NCAJ has long supported research that examines and evaluates multiple dimensions of the access to justice movement, from hosting early initiatives bringing together researchers and advocates at national conferences, to participating in research studies on particular interventions, to establishing the Justice Index and its component parts, to initiating an annually recurring national ATJ Roundtable offering scholars an opportunity to present their works in progress for feedback from other scholars and advocates. All this work is described across NCAJ's website, while on this page we highlight a few of NCAJ's research initiatives, as follows:
The AtJ Roundtable:
Access to justice research crosses law, sociology, anthropology, political science, psychology, and other disciplines and fields. Recognizing the need to support this important work and to draw lessons from it, NCAJ (David Udell) and Fordham Law School (Prof. Bruce Green) invited colleagues from the University of South Carolina Law School (Prof. Elizabeth Chambliss), the Georgia Tech Law School (Prof. Lauren Sudeall, now based at Vanderbilt Law, which has become a co-sponsor of the AtJ Roundtable), and Arizona State University (Prof.

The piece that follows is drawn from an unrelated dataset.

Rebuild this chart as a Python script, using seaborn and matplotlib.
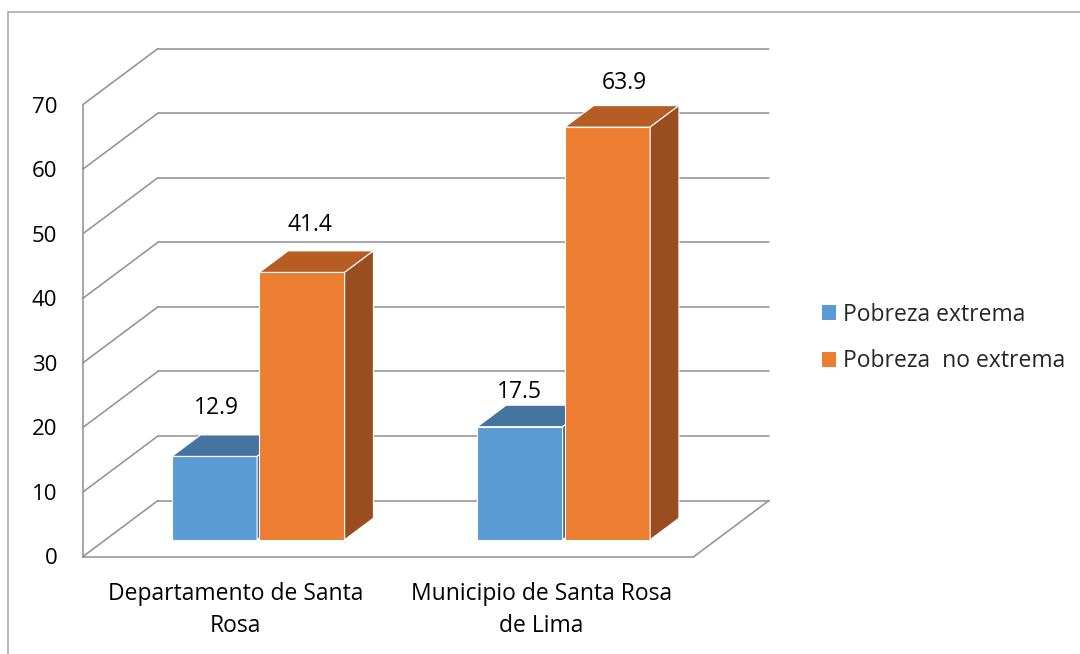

Rebecca Sandefur) to join in organizing and hosting annual gatherings of scholars with varying perspectives on the issues. The inaugural AtJ Roundtable, held at Fordham Law on May 18-20, 2022, was a great success. Fifteen authors, joined in discussion by five others, presented writings with implications for policy reform initiatives with the potential to increase access to justice. The initial papers employed a range of methodologies and covered such varied topics as tenants’ rights to prevent dilapidation of buildings, public housing residents’ rights to live in pest-safe institutions, attorneys’ views of Utah’s experimental advocacy roles for frontline social services workers, a philanthropic foundation’s comprehensive proposal to establish benchmarks to help prompt modernization of the civil courts, a psychological study of approaches for overcoming lawyers’ resistance to doing pro bono, and a proposal for creating and analyzing data on domestic violence in South Carolina. The inaugural event realized our early ambition to build support for scholars and for scholarship that promotes access to justice in the real world. We have been delighted to help support subsequent AtJ Roundtable events held at South Carolina Law in 2023 and Arizona State University in 2024, and we are looking forward to participating in the next AtJ Roundtable, which will be held at Vanderbilt Law in 2025.
The NSF Award of 2018:
On July 23, 2018, the National Science Foundation (NSF) announced a pathbreaking award to promote access to justice scholarship, naming Rebecca Sandefur principal investigator, with Alyx Mark & David Udell as co-principal investigators. The focus of the project was on growing the field of access to justice scholarship and building an agenda for that research by identifying scholars doing pertinent work in diverse fields, and by bringing the scholars together for a intensive workshop in June 2019.
NSF explained at the time:
"This project will consist of a census-style survey of academic disciplines engaged in access to justice scholarship and an intensive workshop. It is designed to build a research field and an evidence base by identifying emerging access to justice researchers, coordinating collaboration across academic disciplines, and producing a research agenda and original scholarship to give access to justice research the vigor and definition of a field."
For the original abstract introducing the project, see NSF’s announcement.
In April 2019, 25 scholars from across social science disciplines came together at the American Bar Foundation in Chicago. Another 25 more experienced scholars were matched as mentors to the more junior scholars.
All of the participating scholars engage in scholarship that is important for understanding and improving the justice system. However, virtually none had routinely identified their work as “access to justice scholarship”- because prior to this event, the field had not existed.
The workshop involved two days of dynamic conversation among the social scientists -- including sociologists, anthropologists, psychologists, political scientists, and others -- about how best to draw on differing lines of social science research to expand insight into the justice system. Following the workshop, the project sponsored an additional three online zoom convenings (NCAJ moderated one of these) at the Law and Society Association’s annual conference in 2020. These helped inspire and carry out next-level conversations about the growth of the field and about particular research initiatives.
The formal part of the NSF project has now been completed, but the project is helping to generate next activities among scholars committed to access to justice research. Most recently, two rounds of awards have been made to scholars through the ABF/JPB Access to Justice Scholars program hosted by Prof. Sandefur at the American Bar Foundation.